Please, Not Another Jimmy Carter Jaunt to North Korea

It would be an act of mercy for the planet, were Jimmy Carter to hang up his carry-on bag and devote the rest of his days to annotating his post-presidential grocery lists, or maybe sign up for Dancing With the Stars — anything where he might at least do no more harm. Instead, in some eternal quest to live out that second presidential term which American voters in their belated wisdom snatched from him in 1980, Carter goes on and on, glad-handing thugs and hugging terrorists, from Caracas to Gaza to Havana. According to recent news reports, he’s now planning another trip to North Korea — possibly as soon as next week.

Not that North Korean tyrant Kim Jong Il seems to regard a visit from Carter as much of a trophy these days. In 2009, when Pyongyang was haggling over terms for the release of two Al Gore employees who had moseyed onto North Korean turf, Laura Ling and Euna Lee, North Korean officials turned down a potential rescue mission by Jimmy Carter. In a memoir about her months as a prisoner in North Korea, Ling records that North Korean officials were infuriated by her suggestion that Carter be enlisted as the high-profile American to come retrieve her. They viewed Carter as washed-up and out of office for too long — a retread unfit to grace a photo-op dignifying Kim Jong Il. “Carter, Carter, Carter!” one official told her, “You have upset many people by asking for Carter.” They held out instead for the bigger prize of a visit by Bill Clinton.

Last summer, having captured another American, Aijalon Gomes, North Korea did agree to let Jimmy Carter come get him. But Kim Jong Il didn’t bother to stick around for the visit. Carter had to make do with a reception by North Korean nuclear negotiator, Kim Kye-Gwan.

This time around, with North Korea reportedly holding yet another American in custody, there’s speculation that this latest prisoner will be released to Carter — as part of what’s becoming a hostage-politics routine in which North Korea’s regime turns over American detainees, like door prizes, to visiting American ex-presidents.

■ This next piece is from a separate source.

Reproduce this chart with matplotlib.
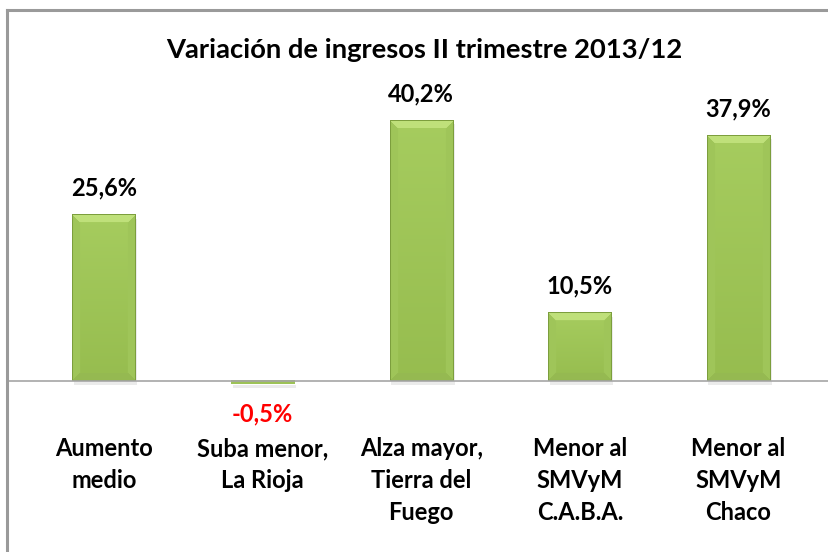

For North Korea to use American prisoners as chits to obtain visits by former U.S. presidents — and for ex-presidents to play this game — is quite horrendous enough. But visits from Carter are cheap; to all appearances, it’s hardly worth Kim’s while to summon Carter for another potential prisoner-release. All concerned have been-there, done-that. Most likely Kim has something else in mind. So, apparently, does Carter, whose initial 1994 pilgrimage to Pyongyang engendered the “Agreed Framework” nuclear freeze deal — in which the West poured aid and fuel into North Korea, and began building Kim two modern nuclear reactors; while North Korea cheated on the deal. At a time when communist states were crumbling, and the old Soviet subsidies had vanished, the Carter-inspired Agreed Framework helped dignify and sustain Kim, as he consolidated power inherited from his late father. Instead of collapsing, North Korea’s totalitarian regime carried on. starving to death an estimated one million or more of its own people while Kim poured resources into missile and nuclear-weapons development, and purveyed these delights to the Middle East.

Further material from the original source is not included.